- Origin: Johannesburg, South Africa
- Genres: Alternative Rock
- Years active: 2008-present
- Members: Rob Visser KJ Forde Xavier Knox Norden Hartman
- Website: www.manasmachine.com

= Man As Machine =

Man As Machine is an alternative rock band from Johannesburg, South Africa founded in 2008. Their debut album Nothing But A Thing was released in 2011 and their follow-up album Patterns was released in 2015. The band currently consists of bassist Xavier Knox, drummer KJ Forde, guitarist Norden Hartman, and singer Rob Visser.

==History==
===Early history (2008-2010)===
The band was founded in 2008 as a result of Telkom's failed Do Band Up competition, which had a format similar to that of Big Brother's except that all the contestants were musicians that were required to perform together. During the two year period thereafter, they released an EP called What Makes A Man.

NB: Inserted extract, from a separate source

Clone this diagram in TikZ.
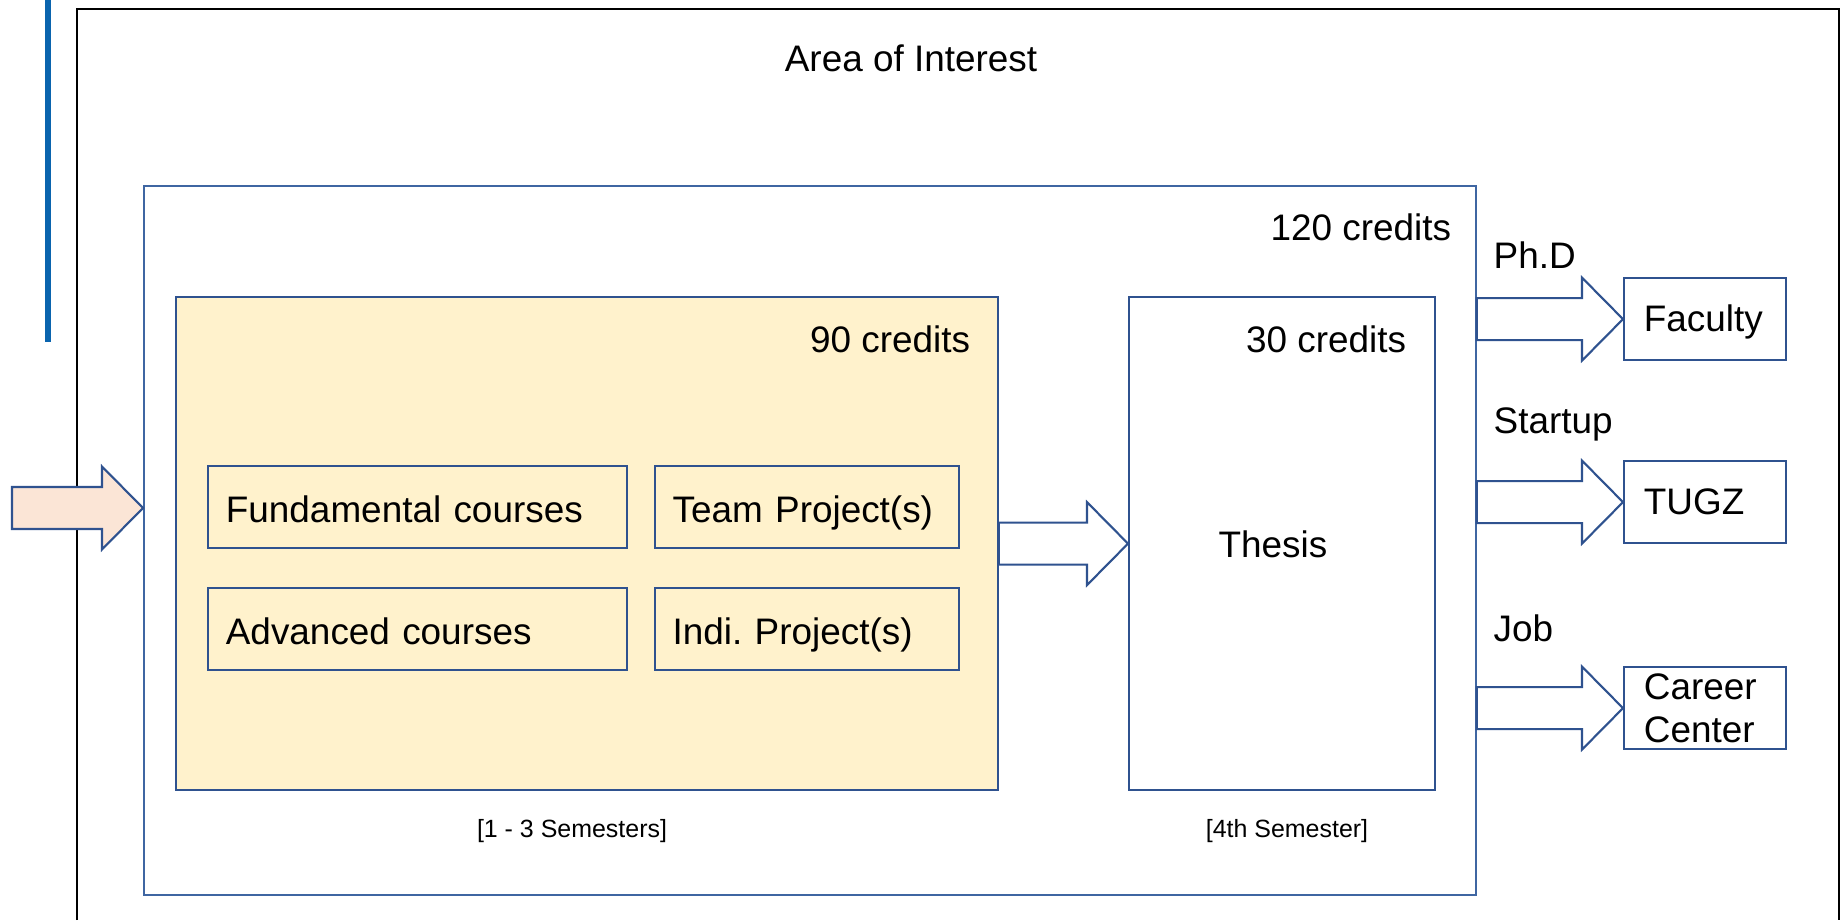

===Nothing But A Thing (2011)===
In 2011, Man As Machine released their debut album Nothing But A Thing, which received generally positive reviews. On 22 October 2012, the music video for Burnout was released. On 14 July 2013, the music video for Control was released. The band performed at RAMFest's 2013 and 2014 legs as well as Oppikoppi Odyssey in 2014.

===Patterns (2015)===
On 5 August 2014, Man As Machine released a new music video for the song Force, which alludes to Star Wars with lyrics mentioning Midichlorians as well as the Force. On 14 September 2014, the band announced via their Facebook page that they were working on their second album. It was confirmed in an interview that the new album would be slated for a 2015 release. The album was released on 3 March 2015 with the title Patterns. In a separate interview, the band hinted at heavy touring for the new album as well as possible dates in Australia or Europe. It was announced that Man As Machine would perform as a support act for one of Dead Letter Circus' South African dates in November 2014. Dave Grevler of Anti Motion Studios produced the album and Dead Letter Circus' guitarist Clint Vincent mastered it.

==Members==
Rob Visser - Vocals and rhythm guitar

Xavier Knox - Bass guitar

KJ Forde - Drums

Norden Hartman - Lead guitar

==Musical style==
Man As Machine's music is often referred to as alternative rock, grunge, or hard rock. Rob Visser's vocal technique and style is often compared to that of Chris Cornell's from Soundgarden and Audioslave fame. Xavier Knox' bass playing has been likened to that of Rage Against the Machine's Tim Commerford. Musically, the band has also been compared to Wolfmother and Alter Bridge.